To do
Below are some records; quote exactly the lines from the one that contains "Write a Python" through the one that contains "import plotly.graph_objects as go", inclusive, and no others.

[Figure scripts]

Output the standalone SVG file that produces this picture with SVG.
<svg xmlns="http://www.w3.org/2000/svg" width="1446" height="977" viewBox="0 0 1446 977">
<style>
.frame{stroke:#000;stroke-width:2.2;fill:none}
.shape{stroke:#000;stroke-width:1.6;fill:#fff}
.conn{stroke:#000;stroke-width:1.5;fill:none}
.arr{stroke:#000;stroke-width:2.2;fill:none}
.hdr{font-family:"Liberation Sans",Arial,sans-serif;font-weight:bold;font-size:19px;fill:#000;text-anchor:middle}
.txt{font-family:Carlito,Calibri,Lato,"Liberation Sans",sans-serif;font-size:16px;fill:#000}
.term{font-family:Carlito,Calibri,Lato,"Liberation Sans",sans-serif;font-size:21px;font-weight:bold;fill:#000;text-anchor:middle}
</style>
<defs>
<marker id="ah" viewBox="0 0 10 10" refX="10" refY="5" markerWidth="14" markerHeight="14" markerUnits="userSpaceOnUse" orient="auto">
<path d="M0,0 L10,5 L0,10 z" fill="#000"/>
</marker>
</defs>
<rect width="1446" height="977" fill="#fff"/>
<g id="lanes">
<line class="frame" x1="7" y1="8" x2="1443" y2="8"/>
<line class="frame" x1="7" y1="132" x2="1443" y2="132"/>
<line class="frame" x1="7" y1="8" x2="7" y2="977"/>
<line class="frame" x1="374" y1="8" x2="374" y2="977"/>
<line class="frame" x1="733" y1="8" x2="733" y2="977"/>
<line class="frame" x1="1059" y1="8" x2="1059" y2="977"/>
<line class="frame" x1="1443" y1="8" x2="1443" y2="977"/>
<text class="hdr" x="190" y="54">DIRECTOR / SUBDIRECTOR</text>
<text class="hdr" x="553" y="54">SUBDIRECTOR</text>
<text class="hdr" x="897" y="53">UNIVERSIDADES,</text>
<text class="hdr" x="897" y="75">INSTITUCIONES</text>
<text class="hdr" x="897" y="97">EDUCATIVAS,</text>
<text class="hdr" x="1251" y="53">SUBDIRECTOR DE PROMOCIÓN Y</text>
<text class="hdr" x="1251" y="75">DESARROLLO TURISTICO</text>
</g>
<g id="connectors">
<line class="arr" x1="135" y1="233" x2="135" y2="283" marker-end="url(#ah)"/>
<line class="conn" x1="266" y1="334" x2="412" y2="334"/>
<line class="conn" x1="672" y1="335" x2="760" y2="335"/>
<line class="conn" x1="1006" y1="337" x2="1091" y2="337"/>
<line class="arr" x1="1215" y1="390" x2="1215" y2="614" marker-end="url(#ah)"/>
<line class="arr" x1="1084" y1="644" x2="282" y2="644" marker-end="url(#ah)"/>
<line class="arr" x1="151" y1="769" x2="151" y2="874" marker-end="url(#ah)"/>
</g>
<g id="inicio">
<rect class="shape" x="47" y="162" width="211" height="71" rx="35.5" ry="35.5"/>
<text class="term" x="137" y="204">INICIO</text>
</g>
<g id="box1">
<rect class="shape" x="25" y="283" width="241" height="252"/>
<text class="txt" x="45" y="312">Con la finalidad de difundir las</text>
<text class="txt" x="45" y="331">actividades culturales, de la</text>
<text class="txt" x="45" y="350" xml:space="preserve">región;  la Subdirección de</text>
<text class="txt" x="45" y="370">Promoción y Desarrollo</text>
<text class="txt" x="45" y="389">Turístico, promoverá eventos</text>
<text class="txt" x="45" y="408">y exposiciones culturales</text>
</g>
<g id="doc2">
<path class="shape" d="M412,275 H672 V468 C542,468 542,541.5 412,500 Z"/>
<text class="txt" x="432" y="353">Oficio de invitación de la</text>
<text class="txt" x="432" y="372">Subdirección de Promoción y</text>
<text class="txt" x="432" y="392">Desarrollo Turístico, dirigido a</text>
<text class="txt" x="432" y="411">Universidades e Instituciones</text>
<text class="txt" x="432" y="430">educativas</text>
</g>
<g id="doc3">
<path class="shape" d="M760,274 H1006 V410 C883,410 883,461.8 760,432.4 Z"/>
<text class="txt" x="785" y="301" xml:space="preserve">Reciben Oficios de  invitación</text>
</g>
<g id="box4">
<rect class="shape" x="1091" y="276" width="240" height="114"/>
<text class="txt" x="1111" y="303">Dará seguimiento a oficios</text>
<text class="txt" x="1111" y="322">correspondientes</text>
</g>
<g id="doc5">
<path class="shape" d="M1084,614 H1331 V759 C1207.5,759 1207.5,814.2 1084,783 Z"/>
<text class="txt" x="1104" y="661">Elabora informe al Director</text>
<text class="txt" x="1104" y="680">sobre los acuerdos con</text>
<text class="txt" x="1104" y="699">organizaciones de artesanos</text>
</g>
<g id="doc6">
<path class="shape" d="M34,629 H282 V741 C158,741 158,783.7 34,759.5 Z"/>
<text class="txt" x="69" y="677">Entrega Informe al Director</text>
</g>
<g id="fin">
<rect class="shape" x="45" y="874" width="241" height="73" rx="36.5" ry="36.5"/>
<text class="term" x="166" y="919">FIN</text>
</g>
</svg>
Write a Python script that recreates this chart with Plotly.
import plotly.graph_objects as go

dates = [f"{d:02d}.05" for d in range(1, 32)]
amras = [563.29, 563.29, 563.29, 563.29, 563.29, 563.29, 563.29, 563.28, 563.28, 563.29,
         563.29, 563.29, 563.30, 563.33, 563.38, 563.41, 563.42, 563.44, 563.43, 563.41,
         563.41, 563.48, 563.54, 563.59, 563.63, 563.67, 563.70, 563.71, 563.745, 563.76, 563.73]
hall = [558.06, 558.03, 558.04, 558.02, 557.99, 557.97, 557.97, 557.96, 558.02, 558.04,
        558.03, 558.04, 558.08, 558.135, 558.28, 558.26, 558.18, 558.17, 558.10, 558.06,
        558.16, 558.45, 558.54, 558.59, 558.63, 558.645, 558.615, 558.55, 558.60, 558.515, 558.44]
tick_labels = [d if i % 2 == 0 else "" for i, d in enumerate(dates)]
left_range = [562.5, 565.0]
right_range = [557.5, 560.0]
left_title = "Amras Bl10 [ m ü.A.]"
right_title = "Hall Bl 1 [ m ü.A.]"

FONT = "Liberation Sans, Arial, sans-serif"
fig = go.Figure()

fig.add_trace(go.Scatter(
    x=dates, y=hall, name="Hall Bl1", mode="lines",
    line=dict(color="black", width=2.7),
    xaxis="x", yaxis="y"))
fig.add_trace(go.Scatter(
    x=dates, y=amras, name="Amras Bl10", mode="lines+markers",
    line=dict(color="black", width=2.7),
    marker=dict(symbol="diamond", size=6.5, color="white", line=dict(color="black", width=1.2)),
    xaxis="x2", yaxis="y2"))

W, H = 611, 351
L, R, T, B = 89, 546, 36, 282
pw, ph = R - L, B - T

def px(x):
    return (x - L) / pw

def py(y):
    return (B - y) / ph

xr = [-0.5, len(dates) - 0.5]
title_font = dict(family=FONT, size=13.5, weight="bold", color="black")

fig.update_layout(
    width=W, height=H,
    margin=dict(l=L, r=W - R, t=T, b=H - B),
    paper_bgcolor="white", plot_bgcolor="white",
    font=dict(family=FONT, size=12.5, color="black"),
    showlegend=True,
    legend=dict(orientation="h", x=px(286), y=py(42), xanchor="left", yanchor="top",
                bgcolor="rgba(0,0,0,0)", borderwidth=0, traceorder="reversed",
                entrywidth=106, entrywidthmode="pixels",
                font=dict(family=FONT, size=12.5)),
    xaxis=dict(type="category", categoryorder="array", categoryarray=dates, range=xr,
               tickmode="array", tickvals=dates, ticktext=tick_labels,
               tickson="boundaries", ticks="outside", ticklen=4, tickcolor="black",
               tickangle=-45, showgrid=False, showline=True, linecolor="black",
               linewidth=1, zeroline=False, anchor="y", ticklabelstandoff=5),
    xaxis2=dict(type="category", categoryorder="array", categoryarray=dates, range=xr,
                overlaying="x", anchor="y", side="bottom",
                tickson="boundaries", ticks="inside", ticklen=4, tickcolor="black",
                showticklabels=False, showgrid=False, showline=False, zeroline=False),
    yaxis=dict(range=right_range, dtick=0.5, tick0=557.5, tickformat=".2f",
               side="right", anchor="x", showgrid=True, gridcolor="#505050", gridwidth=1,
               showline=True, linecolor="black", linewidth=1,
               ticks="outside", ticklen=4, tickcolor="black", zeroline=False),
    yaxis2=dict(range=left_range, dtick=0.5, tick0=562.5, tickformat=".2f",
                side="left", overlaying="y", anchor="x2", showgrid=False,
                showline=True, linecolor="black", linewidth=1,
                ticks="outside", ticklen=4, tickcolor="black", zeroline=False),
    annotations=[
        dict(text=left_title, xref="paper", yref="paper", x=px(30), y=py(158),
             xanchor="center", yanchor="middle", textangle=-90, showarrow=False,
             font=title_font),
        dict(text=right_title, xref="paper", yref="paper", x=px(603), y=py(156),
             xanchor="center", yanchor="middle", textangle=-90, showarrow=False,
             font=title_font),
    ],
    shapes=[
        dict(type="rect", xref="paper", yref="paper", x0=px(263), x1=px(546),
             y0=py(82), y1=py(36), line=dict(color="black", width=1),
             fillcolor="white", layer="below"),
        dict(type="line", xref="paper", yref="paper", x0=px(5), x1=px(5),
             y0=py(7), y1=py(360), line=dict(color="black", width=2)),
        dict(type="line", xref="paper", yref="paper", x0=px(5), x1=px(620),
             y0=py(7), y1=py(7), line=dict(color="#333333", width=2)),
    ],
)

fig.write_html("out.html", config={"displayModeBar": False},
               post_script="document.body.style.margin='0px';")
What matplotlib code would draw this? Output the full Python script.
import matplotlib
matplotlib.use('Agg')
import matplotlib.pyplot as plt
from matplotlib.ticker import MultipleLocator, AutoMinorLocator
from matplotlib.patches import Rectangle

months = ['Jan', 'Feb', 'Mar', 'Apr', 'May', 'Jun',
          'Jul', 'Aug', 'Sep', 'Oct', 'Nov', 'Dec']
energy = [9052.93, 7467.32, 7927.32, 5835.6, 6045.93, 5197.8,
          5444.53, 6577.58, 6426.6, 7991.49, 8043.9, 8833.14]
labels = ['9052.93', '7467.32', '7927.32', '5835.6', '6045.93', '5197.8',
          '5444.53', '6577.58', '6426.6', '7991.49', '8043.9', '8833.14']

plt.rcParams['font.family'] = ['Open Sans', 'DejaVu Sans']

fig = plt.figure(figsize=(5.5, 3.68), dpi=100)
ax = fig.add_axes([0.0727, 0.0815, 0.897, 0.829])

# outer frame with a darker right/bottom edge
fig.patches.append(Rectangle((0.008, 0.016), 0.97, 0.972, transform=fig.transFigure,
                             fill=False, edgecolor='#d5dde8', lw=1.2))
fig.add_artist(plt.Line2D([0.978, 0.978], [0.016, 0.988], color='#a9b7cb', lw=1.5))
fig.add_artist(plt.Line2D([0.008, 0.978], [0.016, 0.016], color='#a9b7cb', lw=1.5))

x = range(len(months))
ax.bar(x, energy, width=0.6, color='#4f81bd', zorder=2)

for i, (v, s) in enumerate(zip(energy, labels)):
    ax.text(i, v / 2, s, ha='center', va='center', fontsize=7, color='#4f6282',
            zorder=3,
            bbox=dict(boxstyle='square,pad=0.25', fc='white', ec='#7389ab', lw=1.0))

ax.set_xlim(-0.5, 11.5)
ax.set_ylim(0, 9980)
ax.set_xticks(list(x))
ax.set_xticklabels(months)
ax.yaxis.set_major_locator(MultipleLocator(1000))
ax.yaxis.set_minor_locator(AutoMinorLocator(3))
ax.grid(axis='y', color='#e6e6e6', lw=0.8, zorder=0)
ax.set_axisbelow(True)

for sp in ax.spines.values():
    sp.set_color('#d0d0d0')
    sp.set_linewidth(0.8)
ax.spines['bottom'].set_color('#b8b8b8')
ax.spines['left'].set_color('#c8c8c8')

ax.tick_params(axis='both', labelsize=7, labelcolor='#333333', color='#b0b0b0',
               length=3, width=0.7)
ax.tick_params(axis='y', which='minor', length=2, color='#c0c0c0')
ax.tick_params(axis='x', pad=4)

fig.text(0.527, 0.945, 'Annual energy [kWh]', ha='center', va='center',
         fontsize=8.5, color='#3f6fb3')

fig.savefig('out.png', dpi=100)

Solution for this exercise
Write a Python script that recreates this chart with Plotly.
import plotly.graph_objects as go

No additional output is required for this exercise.